At Tiger Woods’s first non-hosting dinner, in 1999, his closest Tour pal at the time, Mark O’Meara, was hosting, so Woods parked next to another familiar face in Fred Couples. “Certain people sit in certain parts of the room, and that’s the way it’s been since the ’60s and before that,” Woods said. “I have my spot.”
Zach Johnson, the 2207 winner, was wide-eyed at his second dinner. “I asked Larry Mize and Bernhard Langer, ‘Where can I sit?’” he told ESPN in 2015. “And they said, ‘Just park it right here.’ I sat next to Billy Casper. Since my first one, I’ve changed seats, but probably just a four- or five-seat radius.”
5. PHONES AWAY
Cell phones are a no-go. Again, in theory, because if Jack Nicklaus or Tiger Woods wants to smuggle in a Samsung, the servers aren’t likely to shake them down. Zach Johnson told ESPN that in 2014 then-club chairman Billy Payne used his phone to fact-check a seemingly outlandish story that Phil Mickelson shared. Of his phone usage, Payne reportedly said, “There are perks to being the chairman.”
6. CIVILITY REIGNS
Cordiality is a given when the gents break bread. That’s not to say some of the champs don’t hold gripes or (medium rare) beefs with their fellow winners, but any such grievances are best aired elsewhere. Even at the 2023 dinner, when tensions were high at the first Masters in the LIV era, the boys, by all accounts, behaved. “The tone has been really good here this week,” chairman Fred Ridley said at the time. “Last night at the Champions Dinner, I would not have known that anything was going on in the world of professional golf other than the norm. So I think, and I’m hopeful, that this week might get people thinking in a little bit different direction and things will change.”

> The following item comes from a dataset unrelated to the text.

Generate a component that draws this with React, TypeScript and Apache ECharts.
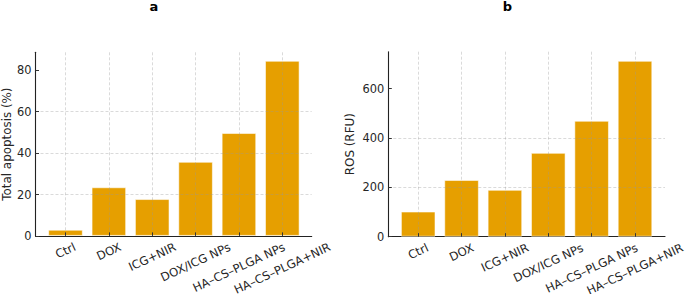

Three-time champion Phil Mickelson, who is sitting out this year’s Masters, has been known to hold court at the dinner. So, too, did 1968 winner Bob Goalby, who was a master of spinning yarns from Masters past. Then there was Sam Snead, whose infamous R-rated jokes could turn a green jacket red. As Raymond Floyd said of Snead’s quips on Golf Channel last year, “Those, you couldn’t go home and tell them to your wife!”